The good news is that the four, yes four, open crossword puzzles previously occupying my mind have all been completed. Threads closed. All done. I have the receipts.
The reason I mention this is because, in a parallel universe I’m known to frequent, it is in fact, and actually, the number of successfully completed word puzzles which determines the general health of the society creating and solving them. Not farm production. Not manufacturing dingus, or alloy commodities hedging, or some other nonsense. No, just word puzzles.
So it is good, even great news that so many people are contributing so much. It explains a lot, as far as fantasy parallel universe logic has any explanatory power.
Similarly, it’s language like the quote below, from no less than an assistant professor at a state university’s philosophy department, that purports to be about something but isn’t, that the puzzlers are working against, trying hard to keep meaning and words close together.

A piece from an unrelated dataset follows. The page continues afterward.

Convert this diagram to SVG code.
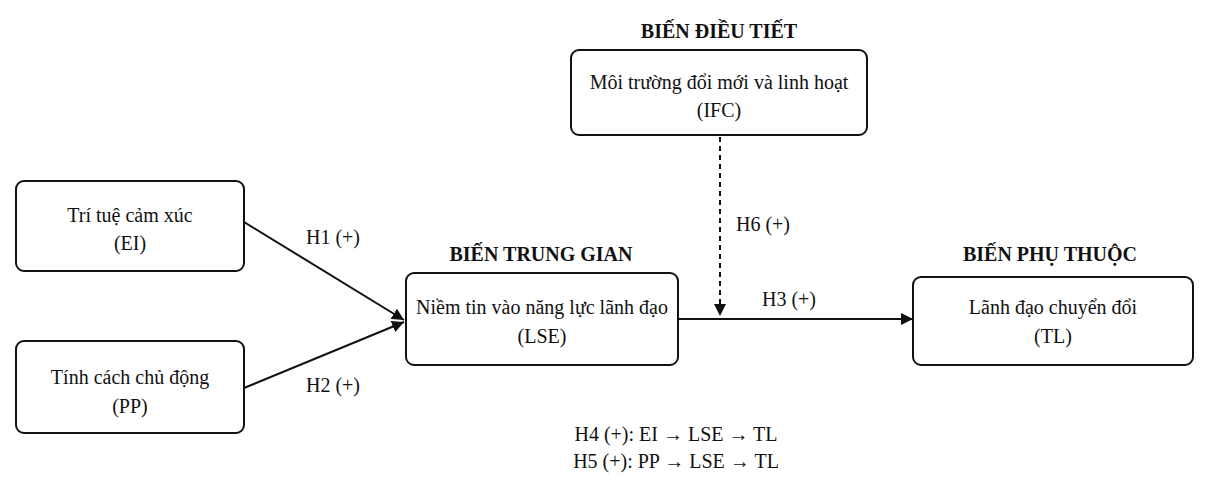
<svg xmlns="http://www.w3.org/2000/svg" width="1219" height="495" viewBox="0 0 1219 495">
<style>
text{font-family:"Liberation Serif","Times New Roman",serif;font-size:20px;fill:#111;text-anchor:middle}
.b{font-weight:bold}
rect{fill:#fff;stroke:#111;stroke-width:2}
line{stroke:#111;stroke-width:2}
</style>
<defs><marker id="a" viewBox="0 0 10 10" refX="10" refY="5" markerWidth="7" markerHeight="7" orient="auto" markerUnits="userSpaceOnUse"><path d="M0,0L10,5L0,10z" fill="#111"/></marker>
<marker id="m" viewBox="0 0 10 10" refX="10" refY="5" markerWidth="12" markerHeight="12" orient="auto" markerUnits="userSpaceOnUse"><path d="M0,0L10,5L0,10z" fill="#111"/></marker></defs>
<rect width="1219" height="495" style="stroke:none"/>
<text class="b" x="719" y="38">BIẾN ĐIỀU TIẾT</text>
<text class="b" x="541" y="261">BIẾN TRUNG GIAN</text>
<text class="b" x="1050" y="261">BIẾN PHỤ THUỘC</text>
<g id="connectors">
<line x1="244" y1="222" x2="404" y2="320" marker-end="url(#m)"/>
<line x1="244" y1="388" x2="404" y2="322" marker-end="url(#m)"/>
<line x1="678" y1="319" x2="913" y2="319" marker-end="url(#m)"/>
<line x1="720" y1="137" x2="720" y2="316" stroke-dasharray="5,4" marker-end="url(#m)"/>
<text x="333" y="244">H1 (+)</text>
<text x="333" y="392">H2 (+)</text>
<text x="763" y="231">H6 (+)</text>
<text x="789" y="306">H3 (+)</text>
</g>
<g id="EI"><rect x="16" y="181" width="228" height="90" rx="8"/><text x="130" y="222">Trí tuệ cảm xúc</text><text x="130" y="250">(EI)</text></g>
<g id="PP"><rect x="16" y="341" width="228" height="92" rx="8"/><text x="130" y="384">Tính cách chủ động</text><text x="130" y="413">(PP)</text></g>
<g id="LSE"><rect x="406" y="273" width="272" height="92" rx="8"/><text x="542" y="314">Niềm tin vào năng lực lãnh đạo</text><text x="542" y="343">(LSE)</text></g>
<g id="IFC"><rect x="571" y="50" width="296" height="85" rx="8"/><text x="719" y="89">Môi trường đổi mới và linh hoạt</text><text x="719" y="117">(IFC)</text></g>
<g id="TL"><rect x="913" y="277" width="280" height="88" rx="8"/><text x="1053" y="314">Lãnh đạo chuyển đổi</text><text x="1053" y="343">(TL)</text></g>
<text x="676" y="441">H4 (+): EI → LSE → TL</text>
<text x="676" y="468">H5 (+): PP → LSE → TL</text>
</svg>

Ultimately, I claim that the environment of professional philosophy, particularly in the U.S., bears symptoms of a culture of justification, which creates a difficult working environment for many diverse practitioners.
What could be meant by this? How are we to understand ‘environments’ which exhibit ‘symptoms’? Environments are the where in which agents of some sort exhibit symptoms, signs of disease, indications of misalignment with the environment in which they find themselves. If the (an) environment has symptoms then it must itself be in some other environment, by which one could measure its misalignment, or level of disease. No-one, or at least no-one you should listen to, ever talks of a (the) thermometer’s hostility towards those who would take their temperatures, or how the act of measuring itself was somehow unfair.
But don’t worry about that – look, the disease is a culture, a justification culture. A mysterious back formulation to describe a reason for the discomfort of diverse practitioners, sure, but what could be meant by it? How is a culture a disease?
If by culture one means ‘how folks do what they do’ then justification culture is more of a medicine than a disease, more of a balm than an irritant. Having reasons for your reasons is what justification is about. A culture which prizes scientific reason insists on what it does not by proclamation but rather by an accumulation of evidence, and technological prowess based on the application of that evidence; it generates an un-ending series of proofs of concept that transform into net-wellness gains for individuals and their aggregations as families and communities and cities and so on.
Should we abandon that, then what sort of cultures are possible? Ones which central power derives from proclamation rather than application. I don’t like those. They are antithetical to self-rule. It’s like mistaking the crossword puzzle for a news story, mistaking words for things.
Anyway, four down, all the rest to go.